◆ Challenge:
Everything from the first line of the data through the line with "Chart.register(...registerables);" is to be echoed exactly, minus the pictures.

— Begin Items —

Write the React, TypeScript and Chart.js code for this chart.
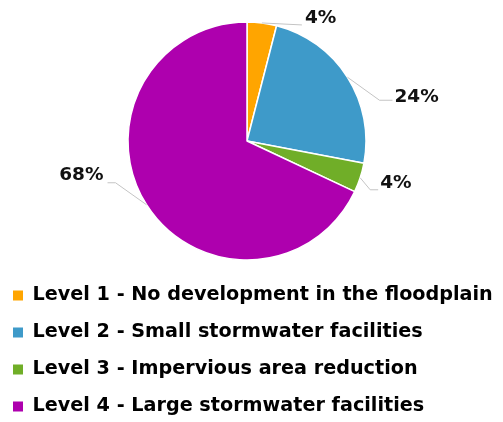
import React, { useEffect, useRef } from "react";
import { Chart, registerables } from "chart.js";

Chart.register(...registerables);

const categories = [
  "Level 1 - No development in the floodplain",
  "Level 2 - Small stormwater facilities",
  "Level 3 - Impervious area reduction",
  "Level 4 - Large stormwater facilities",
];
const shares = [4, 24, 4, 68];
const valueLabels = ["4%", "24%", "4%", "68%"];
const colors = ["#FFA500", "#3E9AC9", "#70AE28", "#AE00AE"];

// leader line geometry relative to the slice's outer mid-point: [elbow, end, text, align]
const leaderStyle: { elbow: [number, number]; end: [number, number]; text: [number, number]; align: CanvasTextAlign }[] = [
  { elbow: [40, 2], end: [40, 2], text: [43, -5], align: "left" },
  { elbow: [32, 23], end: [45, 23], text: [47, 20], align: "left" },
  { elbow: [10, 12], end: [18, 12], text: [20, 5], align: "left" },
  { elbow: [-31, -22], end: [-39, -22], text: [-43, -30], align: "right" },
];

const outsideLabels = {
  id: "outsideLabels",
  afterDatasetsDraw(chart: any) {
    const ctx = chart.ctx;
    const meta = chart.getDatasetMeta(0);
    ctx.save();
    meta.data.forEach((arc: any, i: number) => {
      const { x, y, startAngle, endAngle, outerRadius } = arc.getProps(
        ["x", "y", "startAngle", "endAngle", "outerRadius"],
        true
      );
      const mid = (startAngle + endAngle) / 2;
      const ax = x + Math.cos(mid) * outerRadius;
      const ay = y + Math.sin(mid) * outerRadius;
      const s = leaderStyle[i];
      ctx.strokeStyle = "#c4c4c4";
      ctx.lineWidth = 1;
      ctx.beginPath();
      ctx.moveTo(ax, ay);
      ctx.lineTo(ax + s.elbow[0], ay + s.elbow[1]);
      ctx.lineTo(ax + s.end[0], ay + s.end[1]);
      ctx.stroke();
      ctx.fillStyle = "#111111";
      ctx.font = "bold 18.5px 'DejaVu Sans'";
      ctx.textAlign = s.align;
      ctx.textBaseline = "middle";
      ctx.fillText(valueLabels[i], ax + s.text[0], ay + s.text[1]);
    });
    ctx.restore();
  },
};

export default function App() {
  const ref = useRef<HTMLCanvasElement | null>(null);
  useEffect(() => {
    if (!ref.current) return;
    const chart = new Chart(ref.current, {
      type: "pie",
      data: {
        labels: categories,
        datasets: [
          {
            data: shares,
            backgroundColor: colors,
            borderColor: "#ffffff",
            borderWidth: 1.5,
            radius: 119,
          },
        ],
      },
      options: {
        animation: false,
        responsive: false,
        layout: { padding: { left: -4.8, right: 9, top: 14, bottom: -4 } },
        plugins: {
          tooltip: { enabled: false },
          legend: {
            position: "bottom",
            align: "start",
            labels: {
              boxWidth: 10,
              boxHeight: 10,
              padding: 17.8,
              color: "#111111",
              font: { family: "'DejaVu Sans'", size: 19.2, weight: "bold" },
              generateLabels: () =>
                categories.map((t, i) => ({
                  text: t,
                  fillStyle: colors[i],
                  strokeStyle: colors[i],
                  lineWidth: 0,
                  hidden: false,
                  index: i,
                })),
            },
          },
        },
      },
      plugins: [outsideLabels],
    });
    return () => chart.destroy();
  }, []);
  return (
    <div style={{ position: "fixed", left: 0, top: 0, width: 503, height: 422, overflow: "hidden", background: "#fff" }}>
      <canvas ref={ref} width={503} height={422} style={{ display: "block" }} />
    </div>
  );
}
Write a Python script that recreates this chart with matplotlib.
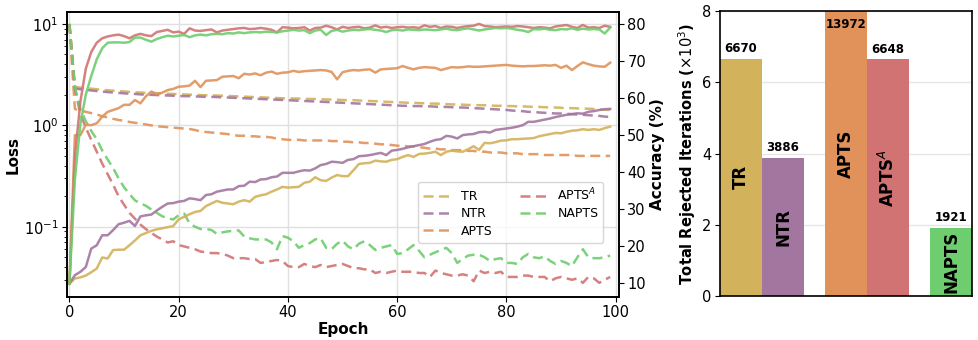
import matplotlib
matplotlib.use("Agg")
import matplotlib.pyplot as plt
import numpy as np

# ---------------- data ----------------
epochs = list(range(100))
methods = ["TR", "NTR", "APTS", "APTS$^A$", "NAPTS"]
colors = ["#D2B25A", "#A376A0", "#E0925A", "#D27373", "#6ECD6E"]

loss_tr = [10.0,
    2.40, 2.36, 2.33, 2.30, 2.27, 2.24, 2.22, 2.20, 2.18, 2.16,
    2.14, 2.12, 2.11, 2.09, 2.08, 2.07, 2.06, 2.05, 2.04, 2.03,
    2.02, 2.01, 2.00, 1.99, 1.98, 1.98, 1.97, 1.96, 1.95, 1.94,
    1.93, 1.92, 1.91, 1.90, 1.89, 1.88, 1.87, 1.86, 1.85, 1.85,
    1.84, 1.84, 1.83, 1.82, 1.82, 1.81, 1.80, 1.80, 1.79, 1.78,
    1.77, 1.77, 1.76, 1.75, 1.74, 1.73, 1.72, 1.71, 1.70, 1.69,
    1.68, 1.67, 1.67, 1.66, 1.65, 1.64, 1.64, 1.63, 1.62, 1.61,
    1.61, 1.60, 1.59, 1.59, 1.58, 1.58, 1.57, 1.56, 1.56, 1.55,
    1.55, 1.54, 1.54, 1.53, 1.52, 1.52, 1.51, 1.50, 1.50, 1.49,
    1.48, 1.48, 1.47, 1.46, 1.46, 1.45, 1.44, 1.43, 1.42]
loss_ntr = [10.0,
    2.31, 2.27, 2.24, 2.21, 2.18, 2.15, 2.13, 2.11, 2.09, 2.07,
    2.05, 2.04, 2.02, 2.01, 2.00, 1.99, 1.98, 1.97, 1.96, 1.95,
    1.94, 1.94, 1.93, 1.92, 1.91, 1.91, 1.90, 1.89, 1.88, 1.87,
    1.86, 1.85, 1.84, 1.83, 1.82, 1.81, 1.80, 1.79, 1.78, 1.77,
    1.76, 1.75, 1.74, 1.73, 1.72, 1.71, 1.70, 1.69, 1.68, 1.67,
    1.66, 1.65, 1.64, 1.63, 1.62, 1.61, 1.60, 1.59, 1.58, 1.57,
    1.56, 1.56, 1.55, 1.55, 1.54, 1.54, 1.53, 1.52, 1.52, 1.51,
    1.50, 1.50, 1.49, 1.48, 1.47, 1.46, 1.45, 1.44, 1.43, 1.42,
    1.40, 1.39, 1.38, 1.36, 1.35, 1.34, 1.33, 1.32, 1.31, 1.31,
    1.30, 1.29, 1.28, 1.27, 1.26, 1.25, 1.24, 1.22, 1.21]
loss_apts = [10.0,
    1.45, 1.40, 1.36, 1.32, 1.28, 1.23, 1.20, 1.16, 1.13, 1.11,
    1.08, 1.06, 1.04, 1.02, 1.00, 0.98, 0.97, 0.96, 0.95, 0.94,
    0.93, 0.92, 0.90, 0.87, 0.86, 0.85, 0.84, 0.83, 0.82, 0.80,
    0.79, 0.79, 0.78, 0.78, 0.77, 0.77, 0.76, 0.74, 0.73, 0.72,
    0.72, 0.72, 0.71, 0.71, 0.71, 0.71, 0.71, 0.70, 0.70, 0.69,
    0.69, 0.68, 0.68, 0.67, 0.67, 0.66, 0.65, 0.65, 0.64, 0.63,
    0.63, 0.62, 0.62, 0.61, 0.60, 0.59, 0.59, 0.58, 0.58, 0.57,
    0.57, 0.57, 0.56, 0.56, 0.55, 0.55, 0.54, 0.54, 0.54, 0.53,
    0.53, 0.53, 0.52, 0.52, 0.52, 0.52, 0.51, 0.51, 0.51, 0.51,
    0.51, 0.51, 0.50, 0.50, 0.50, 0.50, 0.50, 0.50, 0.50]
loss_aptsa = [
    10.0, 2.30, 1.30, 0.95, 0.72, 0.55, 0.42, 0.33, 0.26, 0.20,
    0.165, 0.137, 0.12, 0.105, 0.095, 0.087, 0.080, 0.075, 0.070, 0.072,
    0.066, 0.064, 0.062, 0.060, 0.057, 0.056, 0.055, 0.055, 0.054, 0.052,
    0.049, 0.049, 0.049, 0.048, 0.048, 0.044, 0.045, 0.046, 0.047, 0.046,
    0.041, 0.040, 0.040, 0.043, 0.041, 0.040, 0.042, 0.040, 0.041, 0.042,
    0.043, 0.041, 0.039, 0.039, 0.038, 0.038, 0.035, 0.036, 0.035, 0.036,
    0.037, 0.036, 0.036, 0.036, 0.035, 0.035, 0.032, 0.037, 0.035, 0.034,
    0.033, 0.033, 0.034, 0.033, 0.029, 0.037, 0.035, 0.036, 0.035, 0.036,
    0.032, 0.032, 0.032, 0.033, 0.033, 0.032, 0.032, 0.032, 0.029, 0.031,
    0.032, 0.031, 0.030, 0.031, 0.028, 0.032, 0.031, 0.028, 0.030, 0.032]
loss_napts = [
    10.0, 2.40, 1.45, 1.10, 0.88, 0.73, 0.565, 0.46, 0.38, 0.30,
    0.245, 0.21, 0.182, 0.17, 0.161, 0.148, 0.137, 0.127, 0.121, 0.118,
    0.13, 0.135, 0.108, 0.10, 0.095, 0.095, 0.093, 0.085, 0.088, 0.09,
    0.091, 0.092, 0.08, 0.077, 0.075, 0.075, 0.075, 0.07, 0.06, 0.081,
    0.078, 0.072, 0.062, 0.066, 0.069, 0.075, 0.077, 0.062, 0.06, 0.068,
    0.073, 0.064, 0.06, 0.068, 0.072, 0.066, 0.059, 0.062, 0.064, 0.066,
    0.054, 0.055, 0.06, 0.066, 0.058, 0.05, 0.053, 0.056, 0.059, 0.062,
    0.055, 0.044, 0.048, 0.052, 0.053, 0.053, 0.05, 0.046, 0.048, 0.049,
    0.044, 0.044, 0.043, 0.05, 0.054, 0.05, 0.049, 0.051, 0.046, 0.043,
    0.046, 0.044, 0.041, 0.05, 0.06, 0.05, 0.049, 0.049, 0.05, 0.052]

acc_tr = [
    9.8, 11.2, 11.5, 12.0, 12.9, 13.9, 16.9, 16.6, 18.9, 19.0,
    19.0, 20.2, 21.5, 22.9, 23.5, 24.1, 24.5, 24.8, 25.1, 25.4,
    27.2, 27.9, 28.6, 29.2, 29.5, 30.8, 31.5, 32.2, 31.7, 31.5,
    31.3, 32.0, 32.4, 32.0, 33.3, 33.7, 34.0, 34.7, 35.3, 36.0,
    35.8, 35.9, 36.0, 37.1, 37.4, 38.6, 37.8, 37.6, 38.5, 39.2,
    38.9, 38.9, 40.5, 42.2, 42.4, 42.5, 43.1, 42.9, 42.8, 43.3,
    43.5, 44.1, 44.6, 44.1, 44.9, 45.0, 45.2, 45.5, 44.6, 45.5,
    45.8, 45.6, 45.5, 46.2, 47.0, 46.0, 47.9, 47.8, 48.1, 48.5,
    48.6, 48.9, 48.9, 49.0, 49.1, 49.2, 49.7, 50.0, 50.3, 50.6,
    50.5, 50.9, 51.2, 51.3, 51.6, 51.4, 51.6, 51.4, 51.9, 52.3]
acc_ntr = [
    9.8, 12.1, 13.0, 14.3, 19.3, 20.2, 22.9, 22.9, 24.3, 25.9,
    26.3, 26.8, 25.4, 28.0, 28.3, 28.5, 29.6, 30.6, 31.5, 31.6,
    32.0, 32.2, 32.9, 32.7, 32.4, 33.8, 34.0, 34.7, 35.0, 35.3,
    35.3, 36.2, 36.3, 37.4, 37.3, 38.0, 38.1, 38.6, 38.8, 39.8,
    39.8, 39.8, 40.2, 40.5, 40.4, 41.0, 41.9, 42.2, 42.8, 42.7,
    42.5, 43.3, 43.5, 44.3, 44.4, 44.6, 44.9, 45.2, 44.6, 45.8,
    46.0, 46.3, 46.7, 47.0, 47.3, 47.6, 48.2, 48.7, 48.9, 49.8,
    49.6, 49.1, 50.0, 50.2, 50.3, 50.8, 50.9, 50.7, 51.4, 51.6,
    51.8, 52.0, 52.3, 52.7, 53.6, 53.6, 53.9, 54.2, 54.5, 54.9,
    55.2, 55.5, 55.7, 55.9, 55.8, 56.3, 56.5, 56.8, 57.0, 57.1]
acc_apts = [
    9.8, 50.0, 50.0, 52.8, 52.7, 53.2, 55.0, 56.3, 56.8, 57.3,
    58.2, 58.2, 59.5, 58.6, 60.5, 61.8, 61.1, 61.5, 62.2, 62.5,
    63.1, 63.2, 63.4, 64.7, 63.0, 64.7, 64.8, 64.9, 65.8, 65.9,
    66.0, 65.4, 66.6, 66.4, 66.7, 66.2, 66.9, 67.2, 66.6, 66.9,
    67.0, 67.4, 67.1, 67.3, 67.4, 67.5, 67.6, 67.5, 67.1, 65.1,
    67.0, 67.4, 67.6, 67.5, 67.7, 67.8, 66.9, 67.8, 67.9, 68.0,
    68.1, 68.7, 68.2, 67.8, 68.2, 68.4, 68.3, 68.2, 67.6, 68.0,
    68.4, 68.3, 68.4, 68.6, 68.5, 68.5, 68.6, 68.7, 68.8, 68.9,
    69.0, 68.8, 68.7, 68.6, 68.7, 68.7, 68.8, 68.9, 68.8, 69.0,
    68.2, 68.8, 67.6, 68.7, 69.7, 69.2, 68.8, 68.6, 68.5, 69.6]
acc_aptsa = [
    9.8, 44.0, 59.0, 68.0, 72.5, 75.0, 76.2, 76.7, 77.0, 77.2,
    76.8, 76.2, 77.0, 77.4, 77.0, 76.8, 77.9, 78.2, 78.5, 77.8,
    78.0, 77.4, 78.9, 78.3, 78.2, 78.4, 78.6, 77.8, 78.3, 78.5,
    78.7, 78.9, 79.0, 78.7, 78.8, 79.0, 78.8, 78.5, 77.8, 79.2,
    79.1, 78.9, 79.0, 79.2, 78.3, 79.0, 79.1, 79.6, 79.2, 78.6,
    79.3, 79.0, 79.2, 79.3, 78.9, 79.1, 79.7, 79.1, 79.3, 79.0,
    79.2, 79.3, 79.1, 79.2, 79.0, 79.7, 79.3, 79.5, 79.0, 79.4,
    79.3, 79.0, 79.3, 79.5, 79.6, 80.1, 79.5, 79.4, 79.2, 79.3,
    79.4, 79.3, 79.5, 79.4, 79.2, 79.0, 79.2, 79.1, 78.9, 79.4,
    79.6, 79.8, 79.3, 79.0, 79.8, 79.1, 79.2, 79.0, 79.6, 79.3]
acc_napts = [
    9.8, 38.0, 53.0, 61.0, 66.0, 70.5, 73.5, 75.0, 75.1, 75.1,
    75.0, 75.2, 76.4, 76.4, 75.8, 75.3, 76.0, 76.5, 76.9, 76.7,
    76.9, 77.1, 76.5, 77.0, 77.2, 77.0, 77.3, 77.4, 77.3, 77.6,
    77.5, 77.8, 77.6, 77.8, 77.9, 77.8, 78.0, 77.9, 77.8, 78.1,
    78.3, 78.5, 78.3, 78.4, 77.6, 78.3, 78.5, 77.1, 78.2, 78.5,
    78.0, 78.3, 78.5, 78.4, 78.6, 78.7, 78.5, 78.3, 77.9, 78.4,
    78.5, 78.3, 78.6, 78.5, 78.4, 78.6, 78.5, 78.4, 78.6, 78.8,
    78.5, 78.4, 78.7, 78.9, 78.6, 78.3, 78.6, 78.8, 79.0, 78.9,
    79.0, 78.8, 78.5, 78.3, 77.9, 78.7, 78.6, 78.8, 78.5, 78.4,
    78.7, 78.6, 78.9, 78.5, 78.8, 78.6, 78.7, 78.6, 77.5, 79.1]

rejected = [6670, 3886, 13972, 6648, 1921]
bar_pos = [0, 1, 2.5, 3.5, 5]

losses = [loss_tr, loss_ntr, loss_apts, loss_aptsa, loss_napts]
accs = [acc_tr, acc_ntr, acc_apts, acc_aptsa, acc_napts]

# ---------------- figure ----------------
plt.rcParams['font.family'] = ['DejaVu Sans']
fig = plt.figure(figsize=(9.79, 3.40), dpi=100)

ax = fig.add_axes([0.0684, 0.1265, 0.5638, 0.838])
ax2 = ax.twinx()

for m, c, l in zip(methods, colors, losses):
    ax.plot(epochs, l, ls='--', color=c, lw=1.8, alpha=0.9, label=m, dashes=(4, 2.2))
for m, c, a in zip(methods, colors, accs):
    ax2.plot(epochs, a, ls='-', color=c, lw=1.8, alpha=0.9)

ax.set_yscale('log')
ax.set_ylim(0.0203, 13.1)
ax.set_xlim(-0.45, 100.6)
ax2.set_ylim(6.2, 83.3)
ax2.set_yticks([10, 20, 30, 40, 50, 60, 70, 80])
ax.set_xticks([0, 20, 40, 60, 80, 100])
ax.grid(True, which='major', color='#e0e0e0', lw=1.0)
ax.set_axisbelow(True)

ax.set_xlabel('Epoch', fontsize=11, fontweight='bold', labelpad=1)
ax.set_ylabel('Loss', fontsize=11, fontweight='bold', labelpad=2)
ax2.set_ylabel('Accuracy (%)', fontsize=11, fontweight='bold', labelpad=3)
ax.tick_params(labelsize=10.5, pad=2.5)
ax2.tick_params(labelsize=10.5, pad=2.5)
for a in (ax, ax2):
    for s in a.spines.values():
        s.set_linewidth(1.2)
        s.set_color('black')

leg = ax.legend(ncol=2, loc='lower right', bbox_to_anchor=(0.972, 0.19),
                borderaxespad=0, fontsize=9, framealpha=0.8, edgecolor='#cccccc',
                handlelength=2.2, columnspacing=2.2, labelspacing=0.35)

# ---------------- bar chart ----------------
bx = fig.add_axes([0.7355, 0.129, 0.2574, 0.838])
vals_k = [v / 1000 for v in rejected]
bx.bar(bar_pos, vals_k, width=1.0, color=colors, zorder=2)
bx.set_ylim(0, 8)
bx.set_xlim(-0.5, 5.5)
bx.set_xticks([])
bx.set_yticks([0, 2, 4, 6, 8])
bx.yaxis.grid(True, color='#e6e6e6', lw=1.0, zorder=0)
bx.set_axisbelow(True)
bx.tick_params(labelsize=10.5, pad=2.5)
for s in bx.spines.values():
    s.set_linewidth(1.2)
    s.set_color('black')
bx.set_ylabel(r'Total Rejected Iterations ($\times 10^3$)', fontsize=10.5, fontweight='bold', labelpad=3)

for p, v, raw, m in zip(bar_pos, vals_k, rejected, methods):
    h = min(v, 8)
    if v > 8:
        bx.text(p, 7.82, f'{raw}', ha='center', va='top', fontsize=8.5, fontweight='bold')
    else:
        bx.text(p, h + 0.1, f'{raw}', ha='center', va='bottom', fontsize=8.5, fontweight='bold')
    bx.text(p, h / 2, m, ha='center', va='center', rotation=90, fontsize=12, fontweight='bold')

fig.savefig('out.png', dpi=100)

— End Items —

◆ Reply:
Write the React, TypeScript and Chart.js code for this chart.
import React, { useEffect, useRef } from "react";
import { Chart, registerables } from "chart.js";

Chart.register(...registerables);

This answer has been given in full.